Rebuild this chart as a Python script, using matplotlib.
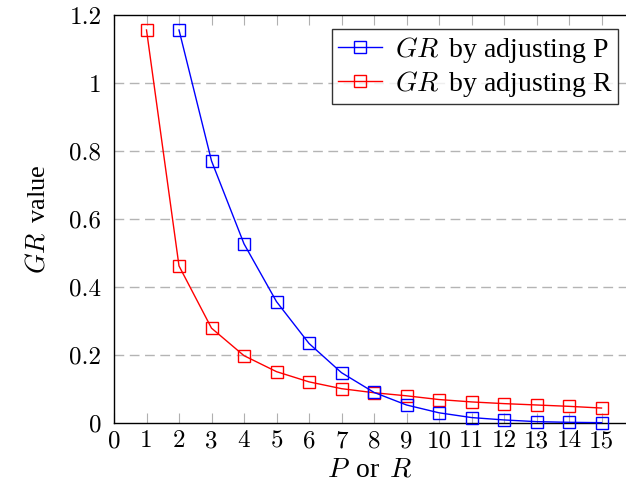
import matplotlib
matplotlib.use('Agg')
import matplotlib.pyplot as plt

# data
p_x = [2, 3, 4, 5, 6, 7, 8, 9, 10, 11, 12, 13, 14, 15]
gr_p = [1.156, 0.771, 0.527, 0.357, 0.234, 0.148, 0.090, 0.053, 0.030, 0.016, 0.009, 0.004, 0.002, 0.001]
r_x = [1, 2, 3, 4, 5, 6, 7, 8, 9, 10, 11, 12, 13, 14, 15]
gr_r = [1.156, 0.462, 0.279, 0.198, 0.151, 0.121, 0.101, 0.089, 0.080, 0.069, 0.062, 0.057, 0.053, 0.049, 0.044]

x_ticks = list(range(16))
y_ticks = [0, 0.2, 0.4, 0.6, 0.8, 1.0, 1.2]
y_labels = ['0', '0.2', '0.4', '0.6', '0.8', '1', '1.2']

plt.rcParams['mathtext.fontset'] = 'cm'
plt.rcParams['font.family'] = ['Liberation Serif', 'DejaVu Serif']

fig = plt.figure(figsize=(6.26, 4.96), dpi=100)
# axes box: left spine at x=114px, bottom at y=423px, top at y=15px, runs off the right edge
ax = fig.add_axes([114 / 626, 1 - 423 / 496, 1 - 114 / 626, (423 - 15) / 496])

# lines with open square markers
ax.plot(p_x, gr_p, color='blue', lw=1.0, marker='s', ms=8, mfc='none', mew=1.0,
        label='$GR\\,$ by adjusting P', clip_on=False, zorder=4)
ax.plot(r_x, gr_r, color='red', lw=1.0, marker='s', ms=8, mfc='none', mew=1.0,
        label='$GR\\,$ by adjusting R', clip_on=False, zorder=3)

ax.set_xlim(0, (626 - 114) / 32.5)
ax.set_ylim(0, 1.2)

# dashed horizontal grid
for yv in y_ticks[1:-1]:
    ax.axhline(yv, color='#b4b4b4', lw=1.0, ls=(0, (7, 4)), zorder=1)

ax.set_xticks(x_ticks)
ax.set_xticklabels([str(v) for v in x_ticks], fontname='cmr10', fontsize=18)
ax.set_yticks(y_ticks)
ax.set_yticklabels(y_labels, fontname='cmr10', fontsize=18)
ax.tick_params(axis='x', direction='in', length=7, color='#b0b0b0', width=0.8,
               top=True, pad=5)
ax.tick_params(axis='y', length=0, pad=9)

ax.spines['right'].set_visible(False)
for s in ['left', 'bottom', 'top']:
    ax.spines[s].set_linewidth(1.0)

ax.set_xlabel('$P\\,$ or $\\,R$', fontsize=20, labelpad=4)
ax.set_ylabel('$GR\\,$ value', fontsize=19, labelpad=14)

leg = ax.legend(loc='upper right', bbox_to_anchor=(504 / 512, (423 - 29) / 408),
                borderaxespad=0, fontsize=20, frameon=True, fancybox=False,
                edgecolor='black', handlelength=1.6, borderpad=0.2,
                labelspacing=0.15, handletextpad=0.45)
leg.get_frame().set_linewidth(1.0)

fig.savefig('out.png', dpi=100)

- - - - -

Copy the listing word for word, excluding its pictures.

Rebuild this chart as a Python script, using matplotlib.
import matplotlib
matplotlib.use('Agg')
import matplotlib.pyplot as plt

# data
p_x = [2, 3, 4, 5, 6, 7, 8, 9, 10, 11, 12, 13, 14, 15]
gr_p = [1.156, 0.771, 0.527, 0.357, 0.234, 0.148, 0.090, 0.053, 0.030, 0.016, 0.009, 0.004, 0.002, 0.001]
r_x = [1, 2, 3, 4, 5, 6, 7, 8, 9, 10, 11, 12, 13, 14, 15]
gr_r = [1.156, 0.462, 0.279, 0.198, 0.151, 0.121, 0.101, 0.089, 0.080, 0.069, 0.062, 0.057, 0.053, 0.049, 0.044]

x_ticks = list(range(16))
y_ticks = [0, 0.2, 0.4, 0.6, 0.8, 1.0, 1.2]
y_labels = ['0', '0.2', '0.4', '0.6', '0.8', '1', '1.2']

plt.rcParams['mathtext.fontset'] = 'cm'
plt.rcParams['font.family'] = ['Liberation Serif', 'DejaVu Serif']

fig = plt.figure(figsize=(6.26, 4.96), dpi=100)
# axes box: left spine at x=114px, bottom at y=423px, top at y=15px, runs off the right edge
ax = fig.add_axes([114 / 626, 1 - 423 / 496, 1 - 114 / 626, (423 - 15) / 496])

# lines with open square markers
ax.plot(p_x, gr_p, color='blue', lw=1.0, marker='s', ms=8, mfc='none', mew=1.0,
        label='$GR\\,$ by adjusting P', clip_on=False, zorder=4)
ax.plot(r_x, gr_r, color='red', lw=1.0, marker='s', ms=8, mfc='none', mew=1.0,
        label='$GR\\,$ by adjusting R', clip_on=False, zorder=3)

ax.set_xlim(0, (626 - 114) / 32.5)
ax.set_ylim(0, 1.2)

# dashed horizontal grid
for yv in y_ticks[1:-1]:
    ax.axhline(yv, color='#b4b4b4', lw=1.0, ls=(0, (7, 4)), zorder=1)

ax.set_xticks(x_ticks)
ax.set_xticklabels([str(v) for v in x_ticks], fontname='cmr10', fontsize=18)
ax.set_yticks(y_ticks)
ax.set_yticklabels(y_labels, fontname='cmr10', fontsize=18)
ax.tick_params(axis='x', direction='in', length=7, color='#b0b0b0', width=0.8,
               top=True, pad=5)
ax.tick_params(axis='y', length=0, pad=9)

ax.spines['right'].set_visible(False)
for s in ['left', 'bottom', 'top']:
    ax.spines[s].set_linewidth(1.0)

ax.set_xlabel('$P\\,$ or $\\,R$', fontsize=20, labelpad=4)
ax.set_ylabel('$GR\\,$ value', fontsize=19, labelpad=14)

leg = ax.legend(loc='upper right', bbox_to_anchor=(504 / 512, (423 - 29) / 408),
                borderaxespad=0, fontsize=20, frameon=True, fancybox=False,
                edgecolor='black', handlelength=1.6, borderpad=0.2,
                labelspacing=0.15, handletextpad=0.45)
leg.get_frame().set_linewidth(1.0)

fig.savefig('out.png', dpi=100)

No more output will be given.